AIM
Print exactly the lines from the first one down to the line that contains "3500, 4000, 4500];", both included, and skip the pictures.
--
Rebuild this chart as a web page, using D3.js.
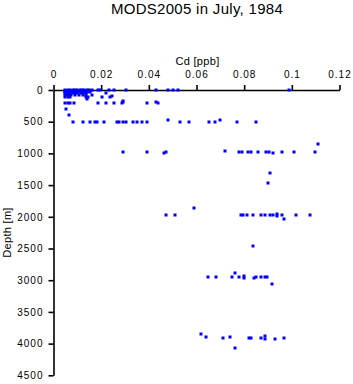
<!DOCTYPE html>
<html lang="en">
<head>
  <meta charset="UTF-8">
  <title>MODS2005 in July, 1984</title>
  <style>
    * {
      margin: 0;
      padding: 0;
    }
    body {
      background: #fff;
    }
    text {
      font-family: "Liberation Sans", Arial, Helvetica, sans-serif;
    }
  </style>
</head>
<body>
  <script src="https://d3js.org/d3.v7.min.js"></script>
  <script>
    const width = 353;
    const height = 384;

    const xTicks = [0, 0.02, 0.04, 0.06, 0.08, 0.1, 0.12];
    const yTicks = [0, 500, 1000, 1500, 2000, 2500, 3000, 3500, 4000, 4500];

    // [Cd (ppb), depth (m)] grouped by layer
    const surface = [
      [0.005, 0], [0.006, 0], [0.007, 0], [0.008, 0], [0.009, 0], [0.010, 0], [0.011, 0],
      [0.012, 0], [0.013, 0], [0.014, 0], [0.015, 0], [0.016, 0], [0.0186, 0], [0.0194, 0],
      [0.0234, 0], [0.0252, 0], [0.0303, 0], [0.0432, 0], [0.0482, 0], [0.0503, 0],
      [0.0521, 0], [0.0988, 0],
      [0.005, 15], [0.0055, 15], [0.0065, 15], [0.0075, 15], [0.0085, 15], [0.0095, 15],
      [0.0105, 15], [0.0115, 15], [0.0125, 15], [0.0135, 15], [0.0145, 15], [0.0155, 15],
      [0.005, 30], [0.006, 30], [0.007, 30], [0.008, 30], [0.009, 30], [0.010, 30],
      [0.011, 30], [0.012, 30], [0.013, 30], [0.014, 30], [0.0155, 30], [0.0222, 42],
      [0.005, 50], [0.006, 50], [0.007, 50], [0.008, 50], [0.009, 50], [0.010, 50],
      [0.0115, 50], [0.0125, 50], [0.0135, 50],
      [0.005, 75], [0.0055, 75], [0.0065, 75], [0.0075, 75], [0.009, 75], [0.0105, 75],
      [0.0125, 75], [0.0135, 75], [0.016, 75]
    ];
    const upper = [
      [0.005, 105], [0.006, 105], [0.007, 105], [0.0136, 105], [0.0146, 110],
      [0.0202, 105], [0.0237, 105], [0.0244, 90], [0.0142, 142], [0.0290, 169],
      [0.005, 200], [0.006, 200], [0.007, 200], [0.0086, 200], [0.0185, 200],
      [0.0222, 200], [0.0254, 200], [0.0286, 200], [0.0293, 190], [0.0393, 200],
      [0.0432, 195], [0.0438, 200],
      [0.0053, 304], [0.0064, 394]
    ];
    const layer500 = [
      [0.0083, 500], [0.0124, 500], [0.0154, 500], [0.0174, 500], [0.0184, 500],
      [0.0213, 500], [0.0265, 500], [0.0274, 500], [0.0293, 505], [0.0303, 500],
      [0.0334, 500], [0.0352, 500], [0.0373, 505], [0.0394, 500], [0.0482, 473],
      [0.0532, 500], [0.0570, 500], [0.0651, 500], [0.0679, 500], [0.0700, 478],
      [0.0771, 500], [0.0851, 500]
    ];
    const layer1000 = [
      [0.0293, 982], [0.0394, 982], [0.0464, 990], [0.0472, 982], [0.0721, 967],
      [0.0778, 982], [0.0790, 982], [0.0817, 982], [0.0829, 982], [0.0859, 982],
      [0.0892, 982], [0.0903, 982], [0.0920, 1000], [0.0960, 982], [0.1010, 982],
      [0.1098, 982], [0.1108, 856],
      [0.0910, 1304], [0.0899, 1472]
    ];
    const layer2000 = [
      [0.0472, 1976], [0.0511, 1970], [0.0590, 1866], [0.0788, 1976], [0.0796, 1976],
      [0.0811, 1976], [0.0838, 1976], [0.0869, 1976], [0.0887, 1976], [0.0908, 1976],
      [0.0920, 1976], [0.0939, 1950], [0.0939, 1985], [0.0960, 1976], [0.0968, 2034],
      [0.1017, 1966], [0.1077, 1976],
      [0.0838, 2460]
    ];
    const layer3000 = [
      [0.0650, 2950], [0.0681, 2954], [0.0750, 2954], [0.0760, 2891], [0.0780, 2954],
      [0.0801, 2930], [0.0801, 2970], [0.0841, 2960], [0.0848, 2954], [0.0869, 2954],
      [0.0889, 2954], [0.0897, 2954], [0.0918, 3064]
    ];
    const layer4000 = [
      [0.0620, 3848], [0.0641, 3900], [0.0710, 3916], [0.0742, 3900], [0.0760, 4074],
      [0.0820, 3916], [0.0830, 3916], [0.0869, 3916], [0.0889, 3880], [0.0889, 3930],
      [0.0931, 3920], [0.0968, 3916]
    ];

    const points = [].concat(surface, upper, layer500, layer1000, layer2000, layer3000, layer4000);

    const x = d3.scaleLinear().domain([0, 0.12]).range([53.5, 339.5]);
    const y = d3.scaleLinear().domain([0, 4500]).range([90, 375.3]);

    const svg = d3.select('body')
      .append('svg')
      .attr('width', width)
      .attr('height', height);

    svg.append('text')
      .attr('x', 197)
      .attr('y', 13.5)
      .attr('text-anchor', 'middle')
      .attr('font-size', 15)
      .attr('letter-spacing', 0.3)
      .text('MODS2005 in July, 1984');

    svg.append('text')
      .attr('x', 197.5)
      .attr('y', 64.5)
      .attr('text-anchor', 'middle')
      .attr('font-size', 11)
      .attr('letter-spacing', 0.3)
      .text('Cd [ppb]');

    svg.append('text')
      .attr('transform', 'translate(11, 232.5) rotate(-90)')
      .attr('text-anchor', 'middle')
      .attr('font-size', 11)
      .attr('letter-spacing', 0.3)
      .text('Depth [m]');

    const xAxis = d3.axisTop(x)
      .tickValues(xTicks)
      .tickFormat(d3.format('~g'))
      .tickSize(5)
      .tickSizeOuter(0)
      .tickPadding(7);

    const yAxis = d3.axisLeft(y)
      .tickValues(yTicks)
      .tickFormat(d3.format('d'))
      .tickSize(5)
      .tickSizeOuter(0)
      .tickPadding(5);

    const gx = svg.append('g')
      .attr('transform', 'translate(0, 90)')
      .call(xAxis);

    const gy = svg.append('g')
      .attr('transform', 'translate(53.5, 0)')
      .call(yAxis);

    [gx, gy].forEach(g => {
      g.selectAll('path, line')
        .attr('stroke', '#000')
        .attr('stroke-width', 1.6);
      g.selectAll('text')
        .attr('fill', '#000')
        .attr('font-size', 10)
        .attr('letter-spacing', 1)
        .attr('font-family', '"Liberation Sans", Arial, sans-serif');
    });

    svg.append('g')
      .selectAll('rect')
      .data(points)
      .enter()
      .append('rect')
      .attr('x', d => Math.round(x(d[0])) - 1.5)
      .attr('y', d => Math.round(y(d[1])) - 1.5)
      .attr('width', 3)
      .attr('height', 3)
      .attr('fill', '#0000ff');
  </script>
</body>
</html>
--
SOLVED EXERCISE
Rebuild this chart as a web page, using D3.js.
<!DOCTYPE html>
<html lang="en">
<head>
  <meta charset="UTF-8">
  <title>MODS2005 in July, 1984</title>
  <style>
    * {
      margin: 0;
      padding: 0;
    }
    body {
      background: #fff;
    }
    text {
      font-family: "Liberation Sans", Arial, Helvetica, sans-serif;
    }
  </style>
</head>
<body>
  <script src="https://d3js.org/d3.v7.min.js"></script>
  <script>
    const width = 353;
    const height = 384;

    const xTicks = [0, 0.02, 0.04, 0.06, 0.08, 0.1, 0.12];
    const yTicks = [0, 500, 1000, 1500, 2000, 2500, 3000, 3500, 4000, 4500];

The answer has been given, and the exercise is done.